While it is clear that shale gas will not provide Europe with the same cheap energy dividend in the near future, there are things Europe can do to make the industrial sector more competitive.
As I have outlined, clear and supportive policies are essential for a competitive industrial sector.
But while the EU wants a thriving cleaner energy sector to become a powerful driver of economic growth, many of its energy and climate policies were designed for a more prosperous time. As a result, they are producing unintended results.
In addition, as an industry, we need to do a better job of addressing public concerns about the potential impacts of our operations.

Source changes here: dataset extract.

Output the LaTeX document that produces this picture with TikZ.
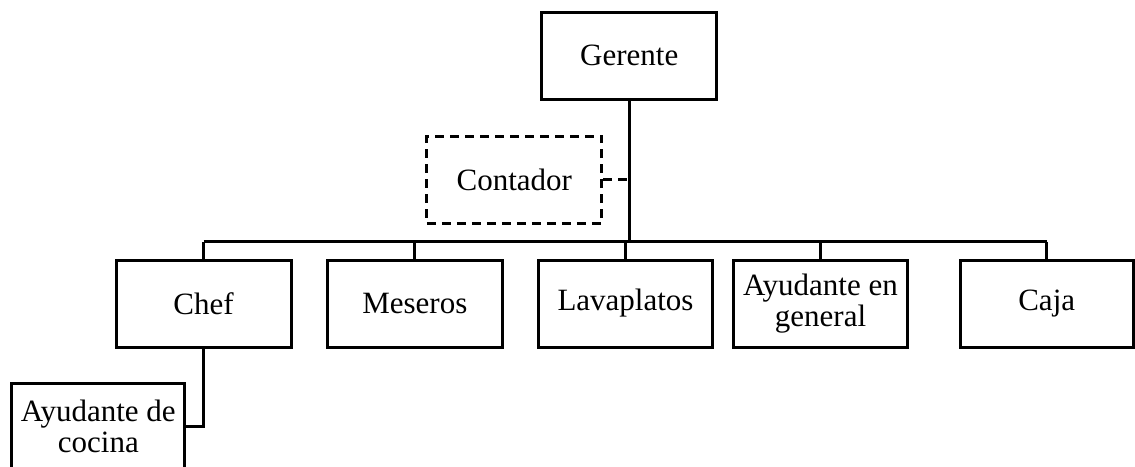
\documentclass[tikz,border=0pt]{standalone}
\usepackage{fontspec}
\setmainfont{Liberation Serif}
\begin{document}
\begin{tikzpicture}[x=1pt,y=-1pt,
  line width=3pt,
  box/.style={draw,rectangle,line width=3pt,inner sep=0pt,minimum width=175pt,minimum height=87pt,
    align=center,font=\fontsize{31}{31}\selectfont},
  dbox/.style={box,dash pattern=on 9pt off 6pt},
  link/.style={draw,line width=3pt},
  dlink/.style={draw,line width=3pt,dash pattern=on 9pt off 6pt}]
\useasboundingbox (0,0) rectangle (1135,466);
\clip (0,0) rectangle (1135,466);
\node[box] (ger) at (629.2,55.8) {Gerente};
\node[dbox] (cont) at (514.3,179.5) {Contador};
\node[box] (chef) at (203.6,303.5) {Chef};
\node[box] (mes) at (414.8,303.5) {Meseros};
\node[box,minimum width=174pt] (lav) at (625.5,303.5) {Lavaplatos};
\node[box,minimum width=174pt] (ayg) at (820.5,303.5) {Ayudante en\\general};
\node[box,minimum width=173pt] (caja) at (1046.7,303.5) {Caja};
\node[box,minimum width=173pt] (ayc) at (98.3,426.8) {Ayudante de\\cocina};
\coordinate (busL) at (203.6,241.5);
\coordinate (busR) at (1046.7,241.5);
\path[link] (ger.south) -- (ger.south |- busL);
\path[link] (busL) -- (busR);
\path[link] (chef.north) -- (chef.north |- busL);
\path[link] (mes.north) -- (mes.north |- busL);
\path[link] (lav.north) -- (lav.north |- busL);
\path[link] (ayg.north) -- (ayg.north |- busL);
\path[link] (caja.north) -- (caja.north |- busL);
\path[dlink] (cont.east) -- (cont.east -| ger.south);
\path[link] (chef.south) |- (ayc.east);
\end{tikzpicture}
\end{document}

As you know, earthquakes related to natural gas extraction have become a significant public concern here in Groningen. NAM is taking this very seriously. Damage claims are being handled, and a research program is underway to better understand the causes and how best to address this issue, both in terms of prevention and in limiting the impact of the tremors.

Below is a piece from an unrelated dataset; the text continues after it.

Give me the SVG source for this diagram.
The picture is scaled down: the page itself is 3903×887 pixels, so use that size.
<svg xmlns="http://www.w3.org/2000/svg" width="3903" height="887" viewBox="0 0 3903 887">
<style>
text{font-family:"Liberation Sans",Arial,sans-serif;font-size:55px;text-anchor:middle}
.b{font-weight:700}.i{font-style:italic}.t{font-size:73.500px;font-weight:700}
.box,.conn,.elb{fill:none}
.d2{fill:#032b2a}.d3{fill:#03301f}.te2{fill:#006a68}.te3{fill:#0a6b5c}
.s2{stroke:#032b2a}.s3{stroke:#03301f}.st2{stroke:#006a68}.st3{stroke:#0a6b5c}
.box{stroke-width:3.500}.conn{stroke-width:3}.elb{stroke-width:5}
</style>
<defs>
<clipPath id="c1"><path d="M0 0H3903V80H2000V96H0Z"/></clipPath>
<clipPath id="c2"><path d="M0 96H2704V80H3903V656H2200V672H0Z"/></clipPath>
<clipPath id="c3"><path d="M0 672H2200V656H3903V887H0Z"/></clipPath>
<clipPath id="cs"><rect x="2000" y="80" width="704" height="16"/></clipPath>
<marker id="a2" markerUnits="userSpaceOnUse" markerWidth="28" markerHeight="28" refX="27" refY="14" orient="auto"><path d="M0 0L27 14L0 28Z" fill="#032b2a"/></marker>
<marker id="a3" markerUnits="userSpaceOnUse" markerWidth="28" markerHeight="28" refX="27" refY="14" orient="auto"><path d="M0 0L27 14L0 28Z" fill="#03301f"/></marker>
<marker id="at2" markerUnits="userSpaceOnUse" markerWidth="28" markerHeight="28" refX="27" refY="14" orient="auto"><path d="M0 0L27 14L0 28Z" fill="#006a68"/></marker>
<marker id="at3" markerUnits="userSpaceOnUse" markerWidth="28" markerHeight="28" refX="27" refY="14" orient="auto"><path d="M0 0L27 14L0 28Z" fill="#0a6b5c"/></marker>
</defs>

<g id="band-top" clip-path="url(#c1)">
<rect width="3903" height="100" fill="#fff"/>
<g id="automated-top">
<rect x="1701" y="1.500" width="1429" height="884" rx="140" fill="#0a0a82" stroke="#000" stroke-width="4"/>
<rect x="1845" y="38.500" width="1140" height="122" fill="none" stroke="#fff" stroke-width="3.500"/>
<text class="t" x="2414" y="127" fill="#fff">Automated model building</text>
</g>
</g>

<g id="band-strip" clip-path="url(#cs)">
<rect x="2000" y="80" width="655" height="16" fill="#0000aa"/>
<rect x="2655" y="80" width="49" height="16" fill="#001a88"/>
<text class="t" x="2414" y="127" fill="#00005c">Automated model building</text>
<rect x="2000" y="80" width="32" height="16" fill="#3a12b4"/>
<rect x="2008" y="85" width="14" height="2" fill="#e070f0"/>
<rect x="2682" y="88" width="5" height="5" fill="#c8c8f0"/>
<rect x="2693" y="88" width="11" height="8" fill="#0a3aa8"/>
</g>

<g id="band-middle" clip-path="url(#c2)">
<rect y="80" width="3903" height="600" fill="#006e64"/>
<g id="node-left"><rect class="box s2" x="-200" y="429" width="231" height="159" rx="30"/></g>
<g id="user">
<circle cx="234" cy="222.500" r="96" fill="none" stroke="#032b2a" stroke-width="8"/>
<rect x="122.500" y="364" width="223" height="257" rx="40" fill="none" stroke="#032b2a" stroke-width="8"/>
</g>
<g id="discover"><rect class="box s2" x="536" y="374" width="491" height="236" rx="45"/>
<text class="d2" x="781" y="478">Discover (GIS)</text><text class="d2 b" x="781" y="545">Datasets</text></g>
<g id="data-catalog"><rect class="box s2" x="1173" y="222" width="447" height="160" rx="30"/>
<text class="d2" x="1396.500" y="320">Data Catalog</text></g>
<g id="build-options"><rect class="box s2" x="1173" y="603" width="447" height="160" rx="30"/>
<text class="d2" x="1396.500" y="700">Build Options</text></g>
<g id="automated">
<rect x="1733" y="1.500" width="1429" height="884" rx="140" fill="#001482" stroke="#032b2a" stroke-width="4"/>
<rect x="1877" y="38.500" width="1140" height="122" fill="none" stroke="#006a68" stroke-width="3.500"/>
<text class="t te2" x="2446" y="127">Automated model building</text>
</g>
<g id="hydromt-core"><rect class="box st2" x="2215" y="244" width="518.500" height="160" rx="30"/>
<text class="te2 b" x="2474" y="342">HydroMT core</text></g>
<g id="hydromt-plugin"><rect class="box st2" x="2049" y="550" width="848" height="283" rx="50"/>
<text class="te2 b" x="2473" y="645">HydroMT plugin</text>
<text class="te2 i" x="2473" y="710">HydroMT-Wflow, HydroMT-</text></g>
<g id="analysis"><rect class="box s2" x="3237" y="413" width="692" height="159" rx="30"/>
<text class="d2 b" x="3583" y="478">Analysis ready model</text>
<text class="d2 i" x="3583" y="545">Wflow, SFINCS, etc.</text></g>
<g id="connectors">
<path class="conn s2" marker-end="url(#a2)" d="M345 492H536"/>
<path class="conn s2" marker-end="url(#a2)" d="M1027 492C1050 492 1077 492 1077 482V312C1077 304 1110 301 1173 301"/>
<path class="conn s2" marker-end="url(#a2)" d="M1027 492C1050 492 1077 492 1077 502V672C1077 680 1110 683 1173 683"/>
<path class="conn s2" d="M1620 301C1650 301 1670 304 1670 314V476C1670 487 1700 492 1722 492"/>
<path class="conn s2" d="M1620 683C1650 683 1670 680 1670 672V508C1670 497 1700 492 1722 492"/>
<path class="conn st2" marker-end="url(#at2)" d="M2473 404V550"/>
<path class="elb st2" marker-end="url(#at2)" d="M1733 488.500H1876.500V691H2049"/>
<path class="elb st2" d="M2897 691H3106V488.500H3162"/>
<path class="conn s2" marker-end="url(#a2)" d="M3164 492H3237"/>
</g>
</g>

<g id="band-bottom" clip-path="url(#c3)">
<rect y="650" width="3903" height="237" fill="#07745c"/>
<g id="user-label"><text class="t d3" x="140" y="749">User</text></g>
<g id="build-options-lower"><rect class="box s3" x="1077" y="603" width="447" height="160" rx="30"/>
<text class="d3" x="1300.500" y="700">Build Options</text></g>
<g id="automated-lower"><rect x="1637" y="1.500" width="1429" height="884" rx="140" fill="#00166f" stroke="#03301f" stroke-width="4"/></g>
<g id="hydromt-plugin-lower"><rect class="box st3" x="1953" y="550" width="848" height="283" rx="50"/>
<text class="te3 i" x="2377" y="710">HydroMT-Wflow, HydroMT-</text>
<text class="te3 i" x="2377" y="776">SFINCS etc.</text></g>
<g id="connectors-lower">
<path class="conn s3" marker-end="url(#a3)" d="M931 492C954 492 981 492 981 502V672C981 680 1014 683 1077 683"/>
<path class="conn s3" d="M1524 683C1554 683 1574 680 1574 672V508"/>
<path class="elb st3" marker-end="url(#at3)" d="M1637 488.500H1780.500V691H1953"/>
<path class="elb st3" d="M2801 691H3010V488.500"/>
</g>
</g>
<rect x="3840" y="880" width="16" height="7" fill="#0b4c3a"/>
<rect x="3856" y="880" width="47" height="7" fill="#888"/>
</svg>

Both shareholders are providing NAM with all the support it needs to address this issue.
It is crucial that the public retains confidence in our ability to extract these resources properly.
In conclusion, gas continues to have enormous potential to help Europe create a more sustainable, cleaner energy system.
We should learn from our own remarkable history with gas to manage and use this resource wisely to complement the increasing role that renewables will play in the decades ahead.
The result will be a more robust economy, lower greenhouse gas emissions and greater investments in the kind of innovations and technology that will help society prosper for generations to come.
One hundred and forty years after the creation of the Royal Dutch Gas Association, 116 years after Marcus Samuel founded the Shell Transport and Trading Company, and a half-century after the Groningen discovery, the Dutch natural gas story is still being written.
I’m confident there will be many more successful chapters to come.